Posted by:
torturednevermo
(
)
Date: February 25, 2015 06:06PM
Something else at the end of that article got me thinking; the question about why young girls were drawn to this sort of imagery.
>> but why girls responded so wildly. Is there something particularly powerful, in this cultural moment, about a dangerous, potentially violent romantic hero? <<
>> Do young women still yearn for a dominant man? Do they identify, more than ever, with an awkward, unconfident female protagonist? Bubbling away in a generation's subconscious are some troubling answers. <<
I think that’s an old fashioned way of looking at this issue, one from a past generation.
Here’s my take. I don’t think that’s the issue at all, I don’t think they care what the content is, because it’s all form over function in our consumerist world of today. They don’t like it because it’s good, or bad. They like it because all their friends like it, and they want to be part of the ‘in’ crowd … to be cool. They line up in droves, crying and screaming for a cardboard cut out of Edward, because their friends are lining up, too. Those who promote mass consumerism have colluded to create this attitude in our youth.
It’s the same as needing the new pants with a butterfly on the leg, or needing the newest lunchbox with a pink pony on it. ‘Label’ jeans decide if you are accepted into the ‘in’ crowd or not these days. Even if the latest ‘label’ is low quality crap, it doesn’t matter. It’s the label, and your pants better have it, and the ‘in’ one’s are expensive, even if their crap. This's what the craze surrounding Twilight revolved around, too IMO; a popularity thing, ‘Ooh, have you seen the new Twilight movie yet? I was first in line at the first showing, aren’t I cool?’

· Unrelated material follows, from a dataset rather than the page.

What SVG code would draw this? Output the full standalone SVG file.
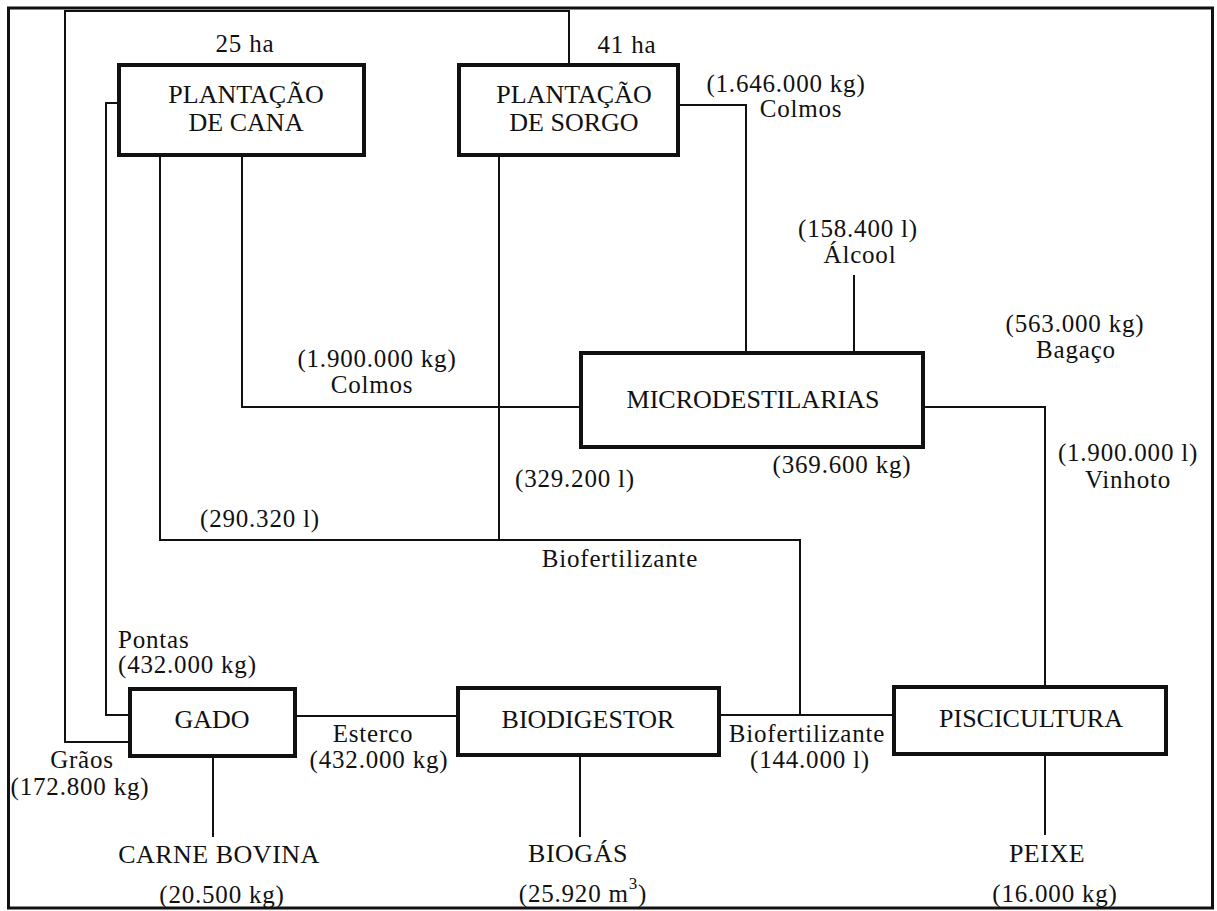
<svg xmlns="http://www.w3.org/2000/svg" width="1217" height="911" viewBox="0 0 1217 911">
  <style>
    .frame { fill: none; stroke: #111; stroke-width: 3; }
    .box { fill: #fff; stroke: #111; stroke-width: 4; }
    .wire { fill: none; stroke: #111; stroke-width: 2; }
    text { font-family: "Liberation Serif", "Times New Roman", serif; fill: #111; }
    .node { font-size: 26px; text-anchor: middle; }
    .out { font-size: 26px; text-anchor: middle; letter-spacing: 0.5px; }
    .lbl { font-size: 25px; text-anchor: middle; letter-spacing: 0.8px; }
    .lbl-l { font-size: 25px; text-anchor: start; letter-spacing: 0.8px; }
  </style>

  <rect x="0" y="0" width="1217" height="911" fill="#fff"/>
  <rect class="frame" x="8.5" y="8" width="1204" height="900"/>

  <!-- flows between units -->
  <g id="connectors">
    <!-- sorghum grains to cattle -->
    <path class="wire" d="M569,65 V11 H65 V742 H130"/>
    <!-- cane tops to cattle -->
    <path class="wire" d="M119,103 H106 V715 H130"/>
    <!-- cane stalks to distillery -->
    <path class="wire" d="M242,155 V407 H581"/>
    <!-- biofertilizer back to both plantations -->
    <path class="wire" d="M800,715 V540 H160 V155"/>
    <path class="wire" d="M499,155 V540"/>
    <!-- sorghum stalks to distillery -->
    <path class="wire" d="M678,105 H746 V353"/>
    <!-- alcohol output -->
    <path class="wire" d="M854,275 V353"/>
    <!-- bagasse / vinasse to fish farming -->
    <path class="wire" d="M923,407 H1045 V687"/>
    <!-- manure to digester, biofertilizer to fish farming -->
    <path class="wire" d="M295,716 H458"/>
    <path class="wire" d="M719,715 H894"/>
    <!-- final products -->
    <path class="wire" d="M213,756 V837"/>
    <path class="wire" d="M580,755 V837"/>
    <path class="wire" d="M1045,754 V835"/>
  </g>

  <g id="cana">
    <rect class="box" x="119" y="65" width="245" height="90"/>
    <text class="node" x="246" y="103">PLANTAÇÃO</text>
    <text class="node" x="246" y="131">DE CANA</text>
  </g>

  <g id="sorgo">
    <rect class="box" x="459" y="65" width="219" height="90"/>
    <text class="node" x="574" y="103">PLANTAÇÃO</text>
    <text class="node" x="574" y="131">DE SORGO</text>
  </g>

  <g id="microdestilarias">
    <rect class="box" x="581" y="353" width="342" height="94"/>
    <text class="node" x="753" y="408">MICRODESTILARIAS</text>
  </g>

  <g id="gado">
    <rect class="box" x="130" y="689" width="165" height="67"/>
    <text class="node" x="212" y="728">GADO</text>
  </g>

  <g id="biodigestor">
    <rect class="box" x="458" y="688" width="261" height="67"/>
    <text class="node" x="588" y="728">BIODIGESTOR</text>
  </g>

  <g id="piscicultura">
    <rect class="box" x="894" y="687" width="272" height="67"/>
    <text class="node" x="1031" y="727">PISCICULTURA</text>
  </g>

  <g id="labels">
    <text class="lbl" x="245" y="52">25 ha</text>
    <text class="lbl" x="627" y="53">41 ha</text>

    <text class="lbl" x="786" y="92">(1.646.000 kg)</text>
    <text class="lbl" x="801" y="117">Colmos</text>

    <text class="lbl" x="858" y="237">(158.400 l)</text>
    <text class="lbl" x="860" y="263">Álcool</text>

    <text class="lbl" x="377" y="367">(1.900.000 kg)</text>
    <text class="lbl" x="372" y="393">Colmos</text>

    <text class="lbl" x="1075" y="332">(563.000 kg)</text>
    <text class="lbl" x="1076" y="358">Bagaço</text>

    <text class="lbl" x="842" y="473">(369.600 kg)</text>

    <text class="lbl" x="1128" y="461">(1.900.000 l)</text>
    <text class="lbl" x="1128" y="488">Vinhoto</text>

    <text class="lbl" x="575" y="487">(329.200 l)</text>
    <text class="lbl" x="260" y="527">(290.320 l)</text>
    <text class="lbl" x="620" y="567">Biofertilizante</text>

    <text class="lbl-l" x="118" y="648">Pontas</text>
    <text class="lbl-l" x="118" y="673">(432.000 kg)</text>

    <text class="lbl" x="373" y="742">Esterco</text>
    <text class="lbl" x="379" y="768">(432.000 kg)</text>

    <text class="lbl" x="807" y="742">Biofertilizante</text>
    <text class="lbl" x="810" y="768">(144.000 l)</text>

    <text class="lbl" x="82" y="768">Grãos</text>
    <text class="lbl" x="80" y="795">(172.800 kg)</text>
  </g>

  <g id="produtos">
    <text class="out" x="219" y="863">CARNE BOVINA</text>
    <text class="lbl" x="222" y="903">(20.500 kg)</text>

    <text class="out" x="578" y="862">BIOGÁS</text>
    <text class="lbl" x="583" y="902">(25.920 m<tspan font-size="17" dy="-13">3</tspan><tspan dy="13">)</tspan></text>

    <text class="out" x="1047" y="862">PEIXE</text>
    <text class="lbl" x="1055" y="902">(16.000 kg)</text>
  </g>
</svg>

That’s what it was all about. And this behaviour is probably something even more insidious, and something that ought to be causing us to question what’s going on out there in our society. It wasn’t the content that drew them to Twilight; it’s the desire to fall in with the monoculture of modern consumerism that drive’s these things today. And that’s what should be concerning us. That’s how I see it; Idiocracy thriving. Kids didn’t care what those movies were about. They just wanted to see them for the … me too, me too …about it. And that’s even more scary when you think about it.